The Democracy Fund, New Haven’s public campaign financing program, took a step last night toward extending its services to races for the Board of Alders.
The fund’s board met Wednesday night, after last week’s meeting was postponed when the absence of secretary William Wynn prevented the board from achieving a quorum. The fund, which was established in 2006, aims to support clean elections by offering grants and matching funds to candidates who do not accept donations from PACs or corporations and do not accept private donations exceeding $370. At yesterday’s meeting, the board discussed extending the fund to include more local elections — namely races for alder, city clerk, voter registrar and probate judge — in addition to mayoral and state-level races, including state senators and representatives.
“We’re trying to get an understanding of under what circumstances the Board of Alders would allow an expansion of the fund,” Fund Administrator Alyson Heimer said.
Heimer prepared a questionnaire, which was up for discussion at the meeting, for the Board of Alders to gauge their interest in using the fund. After a brief review, the fund’s board members unanimously approved the questionnaire and moved to send it to the alders.
As administrator, Heimer must file a request regarding the expansion to present to the alders by the end of the month. The Democracy Fund board entered into an executive session, separate from the review, last night and discussed the potential format of such a presentation behind closed doors.
At last week’s informal meeting, members of the fund’s board agreed that the Board of Alders would likely have questions about the impact on the city budget if the proposal to extend the Democracy Fund to Board of Alders races were to pass.
Yesterday, Democracy Fund Chair Jared Milfred ’16 suggested that a report he prepared last year, which includes an analysis of the costs of aldermanic races, could be utilized to supplement the fund’s presentation to ease any concerns about the increased costs of an expansion. In the report, Milfred found that the average amount spent on an aldermanic race was $3,367 — less than 1 percent of the Democracy Fund’s current operating budget of $342,581 for the 2015–16 fiscal year. There are 30 members of the Board of Alders.
Heimer will meet with Mayor Toni Harp today to discuss the fund’s place in the 2015 budget. She said she does not foresee requesting any additional funding from the Board of Alders.
Meetings between the fund’s board and the Board of Alders will also help determine whether the Democracy Fund will extend only grants, only matching funds or both services to Board of Alders candidates, Milfred said. While grants are direct donations to campaigns, through matching funds, the Democracy Fund matches private donations from $10 to $25 on a 2:1 basis.

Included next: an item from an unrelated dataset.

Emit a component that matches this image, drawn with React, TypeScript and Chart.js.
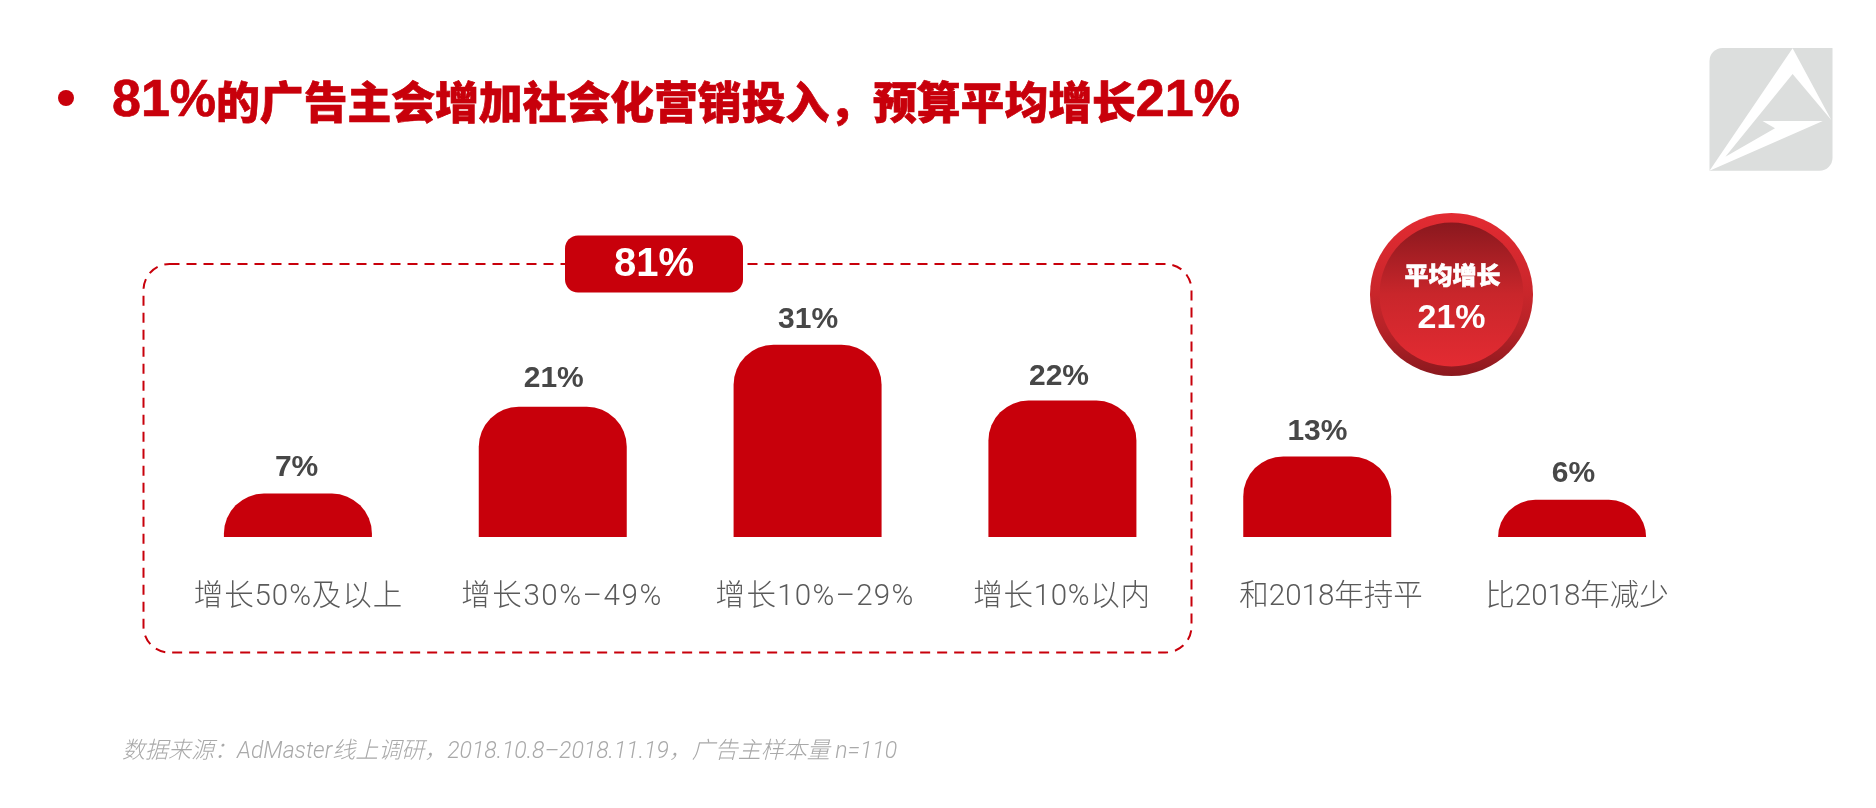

At the meeting last night, Heimer also proposed that the fund update its grant and matching fund amounts to reflect changes in the Consumer Price Index. Although the fund’s by-laws call for a re-evaluation of these amounts every four years, some figures have not been updated since 2008.
In 2012, the Democracy Fund increased both the maximum amount that a candidate may spend on their campaign and the maximum grant a candidate may receive from $15,000 to $19,000. The maximum personal donation that a candidate may accept was also increased from $300 to $370. However, the matching fund cap has not yet been increased.
Currently, the matching fund cap is set at $25. But this value should be increased to $30, according to Heimer, to reflect cost-of-living adjustments.
“I propose that we take this issue up at the next meeting,” Democracy Fund Co-Chair Gerald Martin said. “I don’t want to leave the next meeting without having reached a decision on this.”